Ferguson referred to an IDC study, which notes that the worldwide purpose-built backup appliance (PBBA) market experienced exceptional growth in 2011.
According to IDC, worldwide PBBA revenue totalled $2.4 billion in 2011, posting a 43.4% increase over the prior year.
Ferguson believes the growth is due to increased use and adoption of PBBA systems for backup, recovery and storage optimisation with the use of data deduplication.
However, she said tape is still being used and deployed alongside PBBA systems in customer environments, and as an archive platform for open system customers.
“Backup transformation is a journey that organisations have to go through,” Ferguson explained.
Ferguson noted that the most reported barrier to deduplicating backups is the perceived time needed to do so.

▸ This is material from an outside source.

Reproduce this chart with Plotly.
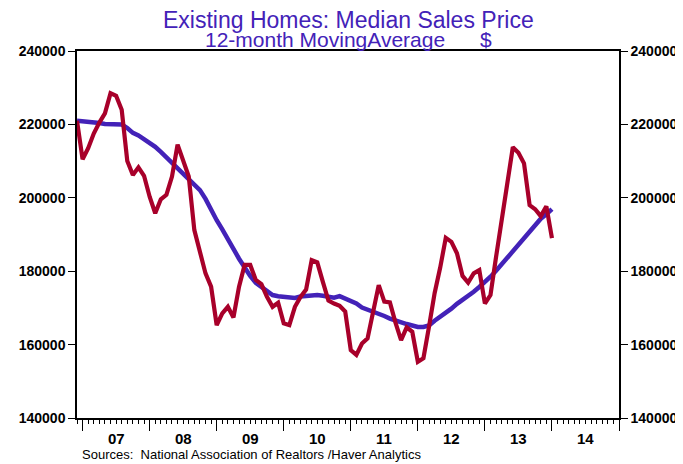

“The most reported reason for organisations wanting to stop using tape is the speed of data recoveries and system restores. Most of them also believe not using tape offers a reduced total cost of ownership.”
Referring to another study, by EMC, Ferguson pointed out that European organisations are likely to spend 2.5% to 5% of their IT budgets on IT backup and recovery this year.
She also noted that about two-thirds of organisations believe they are spending the right amount of money on IT backup and recovery.
However, she said the majority of organisations believe disaster recovery solutions are critical only for extreme catastrophes like tsunamis, earthquakes or floods. “These are important even for small things like power outages, which can massively impact on a business,” she notes.
Ferguson said the most reported cause of data loss and/or systems downtime during the past year was hardware failure.
Other causes were loss of power, software failure, data corruption, user error and security breaches, among others.
She also revealed that the most commonly reported consequence of data loss and/or systems downtime is a loss of employee productivity, with more than four in 10 organisations reporting as such.